Given entries start
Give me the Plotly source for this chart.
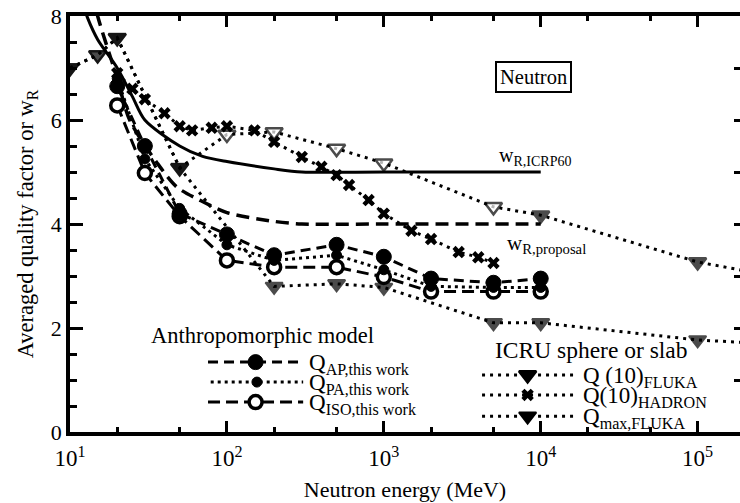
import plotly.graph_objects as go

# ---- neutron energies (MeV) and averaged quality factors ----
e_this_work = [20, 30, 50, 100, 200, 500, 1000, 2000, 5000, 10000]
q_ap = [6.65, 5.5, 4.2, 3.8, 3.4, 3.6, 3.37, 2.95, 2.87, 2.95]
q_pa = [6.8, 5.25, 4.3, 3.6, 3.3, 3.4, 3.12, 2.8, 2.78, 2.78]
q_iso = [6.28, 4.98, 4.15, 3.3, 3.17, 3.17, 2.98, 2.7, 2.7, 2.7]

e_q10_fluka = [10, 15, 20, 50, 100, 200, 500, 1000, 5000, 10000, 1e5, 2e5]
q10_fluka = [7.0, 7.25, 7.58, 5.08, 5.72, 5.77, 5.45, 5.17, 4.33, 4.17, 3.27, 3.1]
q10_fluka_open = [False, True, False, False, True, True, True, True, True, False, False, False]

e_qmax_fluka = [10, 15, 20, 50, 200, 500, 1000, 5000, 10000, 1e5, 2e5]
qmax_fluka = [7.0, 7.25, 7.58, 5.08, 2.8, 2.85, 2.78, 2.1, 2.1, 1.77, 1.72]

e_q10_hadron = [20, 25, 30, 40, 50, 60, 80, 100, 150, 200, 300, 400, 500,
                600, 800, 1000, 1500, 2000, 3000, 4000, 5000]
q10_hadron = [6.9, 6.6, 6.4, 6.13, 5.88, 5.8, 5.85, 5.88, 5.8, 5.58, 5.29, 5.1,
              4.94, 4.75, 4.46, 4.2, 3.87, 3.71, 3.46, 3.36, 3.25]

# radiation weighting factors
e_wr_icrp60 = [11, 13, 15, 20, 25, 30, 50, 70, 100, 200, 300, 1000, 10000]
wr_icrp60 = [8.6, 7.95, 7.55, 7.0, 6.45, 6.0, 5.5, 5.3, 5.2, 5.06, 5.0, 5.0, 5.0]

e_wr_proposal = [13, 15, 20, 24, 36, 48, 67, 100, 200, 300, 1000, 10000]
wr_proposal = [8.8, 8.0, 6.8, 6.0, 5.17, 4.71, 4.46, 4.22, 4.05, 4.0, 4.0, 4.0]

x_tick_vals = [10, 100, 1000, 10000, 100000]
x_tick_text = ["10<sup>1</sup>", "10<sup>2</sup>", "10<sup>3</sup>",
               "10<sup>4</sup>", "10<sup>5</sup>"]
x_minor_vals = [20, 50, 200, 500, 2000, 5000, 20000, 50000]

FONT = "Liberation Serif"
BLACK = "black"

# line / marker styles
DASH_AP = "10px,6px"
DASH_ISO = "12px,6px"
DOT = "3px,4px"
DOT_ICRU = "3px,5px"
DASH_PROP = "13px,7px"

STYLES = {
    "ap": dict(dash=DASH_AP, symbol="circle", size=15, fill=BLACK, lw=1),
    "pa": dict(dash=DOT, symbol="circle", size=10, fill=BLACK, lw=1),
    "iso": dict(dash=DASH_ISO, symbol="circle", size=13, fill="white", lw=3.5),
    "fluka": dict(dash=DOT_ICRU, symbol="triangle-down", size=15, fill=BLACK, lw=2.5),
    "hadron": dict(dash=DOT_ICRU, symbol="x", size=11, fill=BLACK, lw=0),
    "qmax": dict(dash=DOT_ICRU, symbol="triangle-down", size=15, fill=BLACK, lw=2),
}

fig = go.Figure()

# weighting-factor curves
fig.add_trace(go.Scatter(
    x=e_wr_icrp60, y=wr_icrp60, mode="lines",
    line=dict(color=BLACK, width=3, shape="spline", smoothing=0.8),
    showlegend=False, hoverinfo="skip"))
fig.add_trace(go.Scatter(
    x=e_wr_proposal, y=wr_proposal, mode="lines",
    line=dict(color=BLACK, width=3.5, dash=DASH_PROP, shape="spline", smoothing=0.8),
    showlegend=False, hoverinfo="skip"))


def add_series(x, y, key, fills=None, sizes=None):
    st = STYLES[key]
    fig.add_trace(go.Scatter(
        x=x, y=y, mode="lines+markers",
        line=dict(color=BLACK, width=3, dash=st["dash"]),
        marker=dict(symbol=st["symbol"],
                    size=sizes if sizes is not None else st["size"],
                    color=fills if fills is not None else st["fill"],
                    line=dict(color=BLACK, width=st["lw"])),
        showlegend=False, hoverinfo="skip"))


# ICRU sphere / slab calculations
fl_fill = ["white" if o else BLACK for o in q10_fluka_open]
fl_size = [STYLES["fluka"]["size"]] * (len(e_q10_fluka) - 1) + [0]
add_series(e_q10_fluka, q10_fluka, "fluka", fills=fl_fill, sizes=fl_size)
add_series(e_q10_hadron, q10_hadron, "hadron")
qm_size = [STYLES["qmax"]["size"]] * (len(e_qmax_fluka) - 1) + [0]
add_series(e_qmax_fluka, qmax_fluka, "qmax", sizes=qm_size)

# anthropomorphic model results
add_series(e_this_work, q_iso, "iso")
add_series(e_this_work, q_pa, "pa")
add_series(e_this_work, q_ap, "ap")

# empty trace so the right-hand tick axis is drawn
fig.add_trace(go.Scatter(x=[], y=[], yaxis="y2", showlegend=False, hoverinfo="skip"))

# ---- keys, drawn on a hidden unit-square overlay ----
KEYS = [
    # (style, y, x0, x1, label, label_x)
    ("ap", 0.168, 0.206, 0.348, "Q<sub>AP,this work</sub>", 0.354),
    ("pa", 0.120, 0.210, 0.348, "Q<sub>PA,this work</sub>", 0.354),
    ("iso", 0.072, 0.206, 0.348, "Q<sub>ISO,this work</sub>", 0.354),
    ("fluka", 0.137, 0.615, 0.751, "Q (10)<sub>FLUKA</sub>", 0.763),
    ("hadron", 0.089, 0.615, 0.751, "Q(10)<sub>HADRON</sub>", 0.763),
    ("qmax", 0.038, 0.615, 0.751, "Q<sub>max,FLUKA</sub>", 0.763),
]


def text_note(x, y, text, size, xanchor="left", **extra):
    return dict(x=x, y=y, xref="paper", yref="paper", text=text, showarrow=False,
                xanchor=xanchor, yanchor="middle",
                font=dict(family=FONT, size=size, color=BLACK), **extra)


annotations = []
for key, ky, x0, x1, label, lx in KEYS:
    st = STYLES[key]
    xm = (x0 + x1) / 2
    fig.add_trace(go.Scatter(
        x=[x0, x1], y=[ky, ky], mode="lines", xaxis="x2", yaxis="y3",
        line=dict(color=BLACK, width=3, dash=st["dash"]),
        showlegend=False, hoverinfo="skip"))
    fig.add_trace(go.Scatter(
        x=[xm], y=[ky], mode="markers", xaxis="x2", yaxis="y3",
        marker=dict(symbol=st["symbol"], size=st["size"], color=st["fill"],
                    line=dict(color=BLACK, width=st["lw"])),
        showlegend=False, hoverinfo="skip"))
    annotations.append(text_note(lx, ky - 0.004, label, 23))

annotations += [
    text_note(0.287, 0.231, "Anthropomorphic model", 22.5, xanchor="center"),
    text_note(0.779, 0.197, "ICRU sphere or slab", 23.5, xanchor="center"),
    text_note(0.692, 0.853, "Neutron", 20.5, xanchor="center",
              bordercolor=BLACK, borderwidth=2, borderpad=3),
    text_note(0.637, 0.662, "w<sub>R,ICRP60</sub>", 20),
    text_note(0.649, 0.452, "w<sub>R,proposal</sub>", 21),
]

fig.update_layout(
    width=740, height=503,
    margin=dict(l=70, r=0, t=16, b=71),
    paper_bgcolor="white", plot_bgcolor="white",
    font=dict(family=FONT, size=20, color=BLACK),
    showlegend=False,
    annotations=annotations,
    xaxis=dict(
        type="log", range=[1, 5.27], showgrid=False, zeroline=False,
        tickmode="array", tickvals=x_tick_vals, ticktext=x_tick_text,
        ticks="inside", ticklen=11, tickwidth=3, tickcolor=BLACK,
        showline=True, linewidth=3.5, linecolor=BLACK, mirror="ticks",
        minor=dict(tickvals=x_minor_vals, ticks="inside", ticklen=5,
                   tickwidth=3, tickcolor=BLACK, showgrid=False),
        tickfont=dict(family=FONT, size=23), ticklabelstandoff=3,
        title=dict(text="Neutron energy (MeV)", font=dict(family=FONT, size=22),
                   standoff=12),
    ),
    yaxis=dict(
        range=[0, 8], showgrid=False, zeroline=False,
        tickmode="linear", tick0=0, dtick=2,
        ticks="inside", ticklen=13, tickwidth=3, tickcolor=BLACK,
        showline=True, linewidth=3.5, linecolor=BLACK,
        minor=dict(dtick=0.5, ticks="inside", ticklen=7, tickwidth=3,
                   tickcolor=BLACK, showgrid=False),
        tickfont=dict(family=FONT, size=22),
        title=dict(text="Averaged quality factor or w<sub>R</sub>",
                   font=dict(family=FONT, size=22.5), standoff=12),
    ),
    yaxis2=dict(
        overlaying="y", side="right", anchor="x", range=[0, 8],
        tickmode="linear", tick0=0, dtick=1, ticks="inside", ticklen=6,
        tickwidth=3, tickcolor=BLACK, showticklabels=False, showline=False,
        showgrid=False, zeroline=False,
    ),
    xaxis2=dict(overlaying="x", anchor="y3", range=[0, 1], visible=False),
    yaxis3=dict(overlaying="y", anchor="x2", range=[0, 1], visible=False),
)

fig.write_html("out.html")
Given entries end
Given entries start
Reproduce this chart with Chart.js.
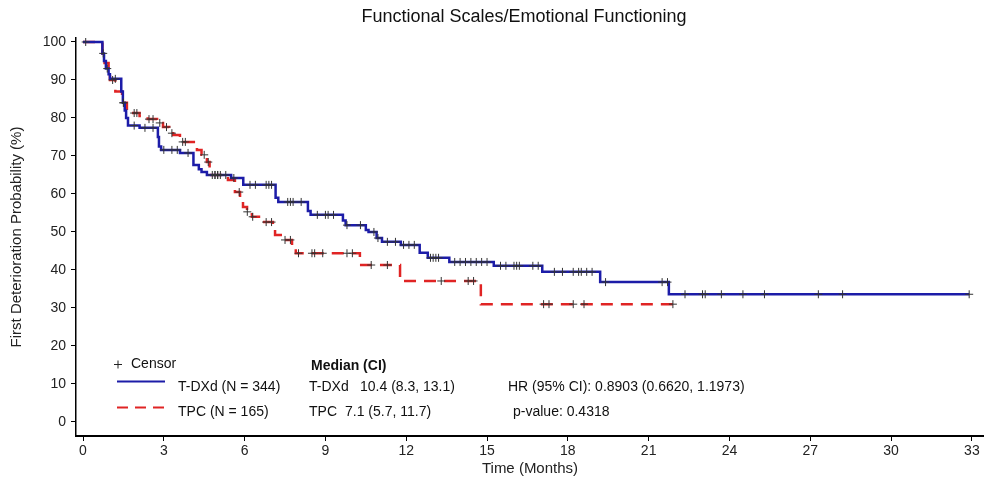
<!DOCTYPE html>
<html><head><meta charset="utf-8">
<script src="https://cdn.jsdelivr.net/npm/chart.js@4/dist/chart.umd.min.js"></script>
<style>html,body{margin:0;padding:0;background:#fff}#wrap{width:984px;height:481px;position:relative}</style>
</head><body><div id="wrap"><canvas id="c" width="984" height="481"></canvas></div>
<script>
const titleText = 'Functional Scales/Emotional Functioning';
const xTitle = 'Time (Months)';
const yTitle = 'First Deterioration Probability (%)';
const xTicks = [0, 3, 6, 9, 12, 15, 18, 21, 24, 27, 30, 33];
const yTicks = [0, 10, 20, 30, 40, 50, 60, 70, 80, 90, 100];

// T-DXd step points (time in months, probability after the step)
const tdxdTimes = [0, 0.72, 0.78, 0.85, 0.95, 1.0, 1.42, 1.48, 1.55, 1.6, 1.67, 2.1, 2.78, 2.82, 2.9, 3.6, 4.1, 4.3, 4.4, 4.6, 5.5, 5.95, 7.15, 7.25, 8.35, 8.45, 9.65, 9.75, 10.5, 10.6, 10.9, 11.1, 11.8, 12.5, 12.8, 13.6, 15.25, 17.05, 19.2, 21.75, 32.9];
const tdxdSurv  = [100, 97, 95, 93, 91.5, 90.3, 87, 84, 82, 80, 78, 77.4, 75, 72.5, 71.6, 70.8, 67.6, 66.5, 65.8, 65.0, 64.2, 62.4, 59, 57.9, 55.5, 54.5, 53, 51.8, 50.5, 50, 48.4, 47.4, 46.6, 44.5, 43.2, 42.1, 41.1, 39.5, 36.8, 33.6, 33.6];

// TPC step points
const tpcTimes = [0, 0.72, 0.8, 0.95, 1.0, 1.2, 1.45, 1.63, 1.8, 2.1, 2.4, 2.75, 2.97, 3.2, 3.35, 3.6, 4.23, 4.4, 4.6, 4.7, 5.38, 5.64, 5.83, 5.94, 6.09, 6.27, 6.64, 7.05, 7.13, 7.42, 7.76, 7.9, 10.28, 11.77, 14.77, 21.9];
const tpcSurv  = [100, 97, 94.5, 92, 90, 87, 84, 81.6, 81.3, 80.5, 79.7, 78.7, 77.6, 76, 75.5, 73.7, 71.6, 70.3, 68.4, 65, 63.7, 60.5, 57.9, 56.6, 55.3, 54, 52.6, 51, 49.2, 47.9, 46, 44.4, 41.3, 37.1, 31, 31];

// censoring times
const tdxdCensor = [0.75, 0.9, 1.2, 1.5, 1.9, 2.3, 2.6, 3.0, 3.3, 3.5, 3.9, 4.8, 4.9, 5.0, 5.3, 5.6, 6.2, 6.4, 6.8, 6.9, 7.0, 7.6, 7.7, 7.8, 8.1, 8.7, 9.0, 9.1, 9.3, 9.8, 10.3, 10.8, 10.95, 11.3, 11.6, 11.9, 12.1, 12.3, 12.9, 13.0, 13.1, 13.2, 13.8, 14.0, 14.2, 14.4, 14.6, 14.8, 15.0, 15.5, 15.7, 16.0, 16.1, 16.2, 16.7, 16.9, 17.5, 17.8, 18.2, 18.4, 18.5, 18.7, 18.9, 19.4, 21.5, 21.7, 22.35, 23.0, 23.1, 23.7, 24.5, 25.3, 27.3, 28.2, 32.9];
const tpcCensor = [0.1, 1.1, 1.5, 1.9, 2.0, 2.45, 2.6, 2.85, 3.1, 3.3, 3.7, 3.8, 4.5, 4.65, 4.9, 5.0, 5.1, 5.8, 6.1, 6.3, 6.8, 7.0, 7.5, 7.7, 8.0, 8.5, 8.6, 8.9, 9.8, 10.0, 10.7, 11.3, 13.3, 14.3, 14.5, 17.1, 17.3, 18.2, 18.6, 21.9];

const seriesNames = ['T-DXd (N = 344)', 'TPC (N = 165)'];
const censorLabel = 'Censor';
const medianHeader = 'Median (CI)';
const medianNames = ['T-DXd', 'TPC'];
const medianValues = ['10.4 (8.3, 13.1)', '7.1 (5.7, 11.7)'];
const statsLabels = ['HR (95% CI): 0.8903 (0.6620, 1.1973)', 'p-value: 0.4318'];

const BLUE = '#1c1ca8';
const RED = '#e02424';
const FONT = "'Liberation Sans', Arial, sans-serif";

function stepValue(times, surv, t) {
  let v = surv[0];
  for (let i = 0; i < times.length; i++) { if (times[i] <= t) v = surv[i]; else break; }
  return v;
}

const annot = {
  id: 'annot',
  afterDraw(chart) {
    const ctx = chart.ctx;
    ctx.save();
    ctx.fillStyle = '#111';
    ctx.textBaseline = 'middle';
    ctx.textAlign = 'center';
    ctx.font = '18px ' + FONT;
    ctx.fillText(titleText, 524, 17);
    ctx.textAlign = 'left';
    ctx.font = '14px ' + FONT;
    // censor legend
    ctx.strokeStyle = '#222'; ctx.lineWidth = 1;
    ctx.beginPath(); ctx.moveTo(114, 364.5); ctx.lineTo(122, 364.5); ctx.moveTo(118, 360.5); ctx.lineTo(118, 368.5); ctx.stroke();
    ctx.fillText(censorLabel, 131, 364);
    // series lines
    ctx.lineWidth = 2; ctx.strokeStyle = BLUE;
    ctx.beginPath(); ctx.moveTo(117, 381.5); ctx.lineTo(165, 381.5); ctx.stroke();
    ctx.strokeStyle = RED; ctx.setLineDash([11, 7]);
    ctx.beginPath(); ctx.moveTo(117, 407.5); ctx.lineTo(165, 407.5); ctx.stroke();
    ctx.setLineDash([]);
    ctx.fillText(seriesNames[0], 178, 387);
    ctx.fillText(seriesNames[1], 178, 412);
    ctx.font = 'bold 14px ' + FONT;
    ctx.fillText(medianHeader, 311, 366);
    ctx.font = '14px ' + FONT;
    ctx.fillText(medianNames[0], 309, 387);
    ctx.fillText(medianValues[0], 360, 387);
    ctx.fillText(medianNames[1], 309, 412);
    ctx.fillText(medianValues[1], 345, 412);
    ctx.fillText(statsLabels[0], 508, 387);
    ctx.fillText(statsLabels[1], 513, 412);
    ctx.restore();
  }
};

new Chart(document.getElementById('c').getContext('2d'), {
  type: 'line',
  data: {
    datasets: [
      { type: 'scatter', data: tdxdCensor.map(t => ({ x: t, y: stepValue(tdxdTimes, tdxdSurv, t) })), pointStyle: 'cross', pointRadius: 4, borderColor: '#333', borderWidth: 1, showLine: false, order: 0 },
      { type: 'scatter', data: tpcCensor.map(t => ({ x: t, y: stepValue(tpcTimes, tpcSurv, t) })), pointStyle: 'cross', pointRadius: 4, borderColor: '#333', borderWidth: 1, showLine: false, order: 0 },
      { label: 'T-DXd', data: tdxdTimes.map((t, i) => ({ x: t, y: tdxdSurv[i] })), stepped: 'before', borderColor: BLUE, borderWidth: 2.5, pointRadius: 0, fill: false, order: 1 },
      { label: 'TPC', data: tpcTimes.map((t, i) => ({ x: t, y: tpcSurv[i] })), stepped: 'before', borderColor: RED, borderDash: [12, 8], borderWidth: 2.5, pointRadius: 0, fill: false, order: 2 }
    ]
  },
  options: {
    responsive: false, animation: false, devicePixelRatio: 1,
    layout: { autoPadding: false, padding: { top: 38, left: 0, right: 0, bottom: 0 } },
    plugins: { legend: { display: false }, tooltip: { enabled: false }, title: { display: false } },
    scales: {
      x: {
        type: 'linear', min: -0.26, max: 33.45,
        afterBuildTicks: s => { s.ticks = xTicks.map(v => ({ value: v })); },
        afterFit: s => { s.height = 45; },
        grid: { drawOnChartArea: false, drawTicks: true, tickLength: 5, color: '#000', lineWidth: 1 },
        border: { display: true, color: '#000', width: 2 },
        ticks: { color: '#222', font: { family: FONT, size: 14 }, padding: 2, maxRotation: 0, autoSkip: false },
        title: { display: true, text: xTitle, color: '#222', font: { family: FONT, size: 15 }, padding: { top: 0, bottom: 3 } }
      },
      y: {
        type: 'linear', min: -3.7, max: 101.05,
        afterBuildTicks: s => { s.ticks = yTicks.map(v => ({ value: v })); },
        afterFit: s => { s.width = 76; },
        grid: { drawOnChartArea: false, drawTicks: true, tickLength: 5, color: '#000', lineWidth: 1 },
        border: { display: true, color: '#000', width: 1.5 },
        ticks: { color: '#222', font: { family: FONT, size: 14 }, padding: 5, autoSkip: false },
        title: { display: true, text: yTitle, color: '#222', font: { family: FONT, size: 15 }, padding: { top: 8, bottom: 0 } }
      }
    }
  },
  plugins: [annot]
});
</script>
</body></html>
Given entries end
Given entries start
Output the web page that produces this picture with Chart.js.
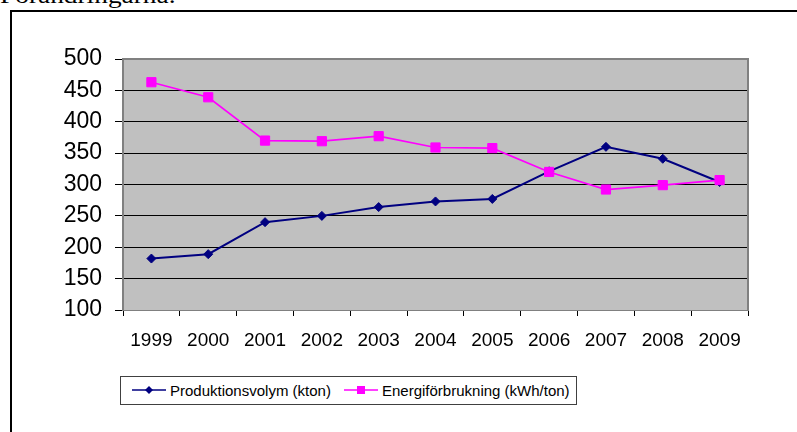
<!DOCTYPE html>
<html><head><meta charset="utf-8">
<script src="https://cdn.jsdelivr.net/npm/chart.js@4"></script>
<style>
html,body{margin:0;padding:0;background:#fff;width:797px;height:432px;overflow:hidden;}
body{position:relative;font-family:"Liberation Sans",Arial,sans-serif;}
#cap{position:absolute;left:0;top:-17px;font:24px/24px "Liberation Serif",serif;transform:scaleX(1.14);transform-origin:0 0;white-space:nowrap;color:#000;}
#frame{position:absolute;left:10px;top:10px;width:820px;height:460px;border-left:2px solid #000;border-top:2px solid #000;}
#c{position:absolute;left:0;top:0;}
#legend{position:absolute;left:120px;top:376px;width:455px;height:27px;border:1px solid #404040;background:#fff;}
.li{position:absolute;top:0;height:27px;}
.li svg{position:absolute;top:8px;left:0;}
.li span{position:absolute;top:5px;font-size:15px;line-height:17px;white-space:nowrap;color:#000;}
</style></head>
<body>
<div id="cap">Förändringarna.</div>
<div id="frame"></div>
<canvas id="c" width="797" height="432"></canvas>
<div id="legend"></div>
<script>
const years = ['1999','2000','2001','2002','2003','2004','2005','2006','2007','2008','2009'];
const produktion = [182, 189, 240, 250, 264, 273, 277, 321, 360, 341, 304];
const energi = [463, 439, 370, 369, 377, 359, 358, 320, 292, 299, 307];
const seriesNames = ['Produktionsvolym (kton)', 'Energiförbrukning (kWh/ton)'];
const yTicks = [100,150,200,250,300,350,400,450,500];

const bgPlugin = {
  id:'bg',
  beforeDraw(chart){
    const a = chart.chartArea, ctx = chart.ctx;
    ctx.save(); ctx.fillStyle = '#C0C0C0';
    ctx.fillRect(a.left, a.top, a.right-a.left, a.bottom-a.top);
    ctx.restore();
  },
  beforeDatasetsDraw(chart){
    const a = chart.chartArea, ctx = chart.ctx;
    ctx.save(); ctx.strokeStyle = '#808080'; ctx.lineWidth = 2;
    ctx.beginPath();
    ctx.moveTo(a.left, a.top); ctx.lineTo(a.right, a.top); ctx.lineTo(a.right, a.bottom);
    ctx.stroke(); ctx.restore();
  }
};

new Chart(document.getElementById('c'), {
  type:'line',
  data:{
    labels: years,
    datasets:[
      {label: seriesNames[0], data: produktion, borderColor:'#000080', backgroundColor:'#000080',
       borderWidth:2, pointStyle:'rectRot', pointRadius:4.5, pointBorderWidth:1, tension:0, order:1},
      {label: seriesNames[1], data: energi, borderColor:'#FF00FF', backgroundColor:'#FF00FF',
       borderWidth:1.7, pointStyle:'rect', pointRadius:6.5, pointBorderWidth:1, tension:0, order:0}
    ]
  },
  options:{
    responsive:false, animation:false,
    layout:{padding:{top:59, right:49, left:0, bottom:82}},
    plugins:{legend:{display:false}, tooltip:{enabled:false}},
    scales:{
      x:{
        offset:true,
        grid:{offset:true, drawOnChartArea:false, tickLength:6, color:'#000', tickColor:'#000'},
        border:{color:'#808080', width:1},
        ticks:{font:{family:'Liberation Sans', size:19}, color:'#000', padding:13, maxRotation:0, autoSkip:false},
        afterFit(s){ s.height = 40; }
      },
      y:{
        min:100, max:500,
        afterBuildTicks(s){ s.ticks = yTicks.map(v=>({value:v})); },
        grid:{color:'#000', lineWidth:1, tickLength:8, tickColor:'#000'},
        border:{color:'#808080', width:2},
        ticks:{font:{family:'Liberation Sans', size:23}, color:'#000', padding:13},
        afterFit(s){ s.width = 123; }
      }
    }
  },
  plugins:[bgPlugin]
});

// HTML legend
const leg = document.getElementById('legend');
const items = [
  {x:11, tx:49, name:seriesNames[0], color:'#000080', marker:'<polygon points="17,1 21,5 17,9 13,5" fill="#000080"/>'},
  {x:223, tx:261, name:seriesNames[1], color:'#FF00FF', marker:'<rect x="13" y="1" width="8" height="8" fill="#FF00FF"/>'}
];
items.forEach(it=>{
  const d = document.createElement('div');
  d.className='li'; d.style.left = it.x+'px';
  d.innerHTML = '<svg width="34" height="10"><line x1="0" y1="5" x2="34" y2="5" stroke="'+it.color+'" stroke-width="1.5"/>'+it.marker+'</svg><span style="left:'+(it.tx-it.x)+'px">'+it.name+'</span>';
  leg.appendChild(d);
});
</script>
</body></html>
Given entries end
Start at the line with "Reproduce this chart with Chart.js.", stop at the line with "36.8, 33.6, 33.6];", both lines included, and repeat that span exactly without its pictures.

■ Result of this exercise:
Reproduce this chart with Chart.js.
<!DOCTYPE html>
<html><head><meta charset="utf-8">
<script src="https://cdn.jsdelivr.net/npm/chart.js@4/dist/chart.umd.min.js"></script>
<style>html,body{margin:0;padding:0;background:#fff}#wrap{width:984px;height:481px;position:relative}</style>
</head><body><div id="wrap"><canvas id="c" width="984" height="481"></canvas></div>
<script>
const titleText = 'Functional Scales/Emotional Functioning';
const xTitle = 'Time (Months)';
const yTitle = 'First Deterioration Probability (%)';
const xTicks = [0, 3, 6, 9, 12, 15, 18, 21, 24, 27, 30, 33];
const yTicks = [0, 10, 20, 30, 40, 50, 60, 70, 80, 90, 100];

// T-DXd step points (time in months, probability after the step)
const tdxdTimes = [0, 0.72, 0.78, 0.85, 0.95, 1.0, 1.42, 1.48, 1.55, 1.6, 1.67, 2.1, 2.78, 2.82, 2.9, 3.6, 4.1, 4.3, 4.4, 4.6, 5.5, 5.95, 7.15, 7.25, 8.35, 8.45, 9.65, 9.75, 10.5, 10.6, 10.9, 11.1, 11.8, 12.5, 12.8, 13.6, 15.25, 17.05, 19.2, 21.75, 32.9];
const tdxdSurv  = [100, 97, 95, 93, 91.5, 90.3, 87, 84, 82, 80, 78, 77.4, 75, 72.5, 71.6, 70.8, 67.6, 66.5, 65.8, 65.0, 64.2, 62.4, 59, 57.9, 55.5, 54.5, 53, 51.8, 50.5, 50, 48.4, 47.4, 46.6, 44.5, 43.2, 42.1, 41.1, 39.5, 36.8, 33.6, 33.6];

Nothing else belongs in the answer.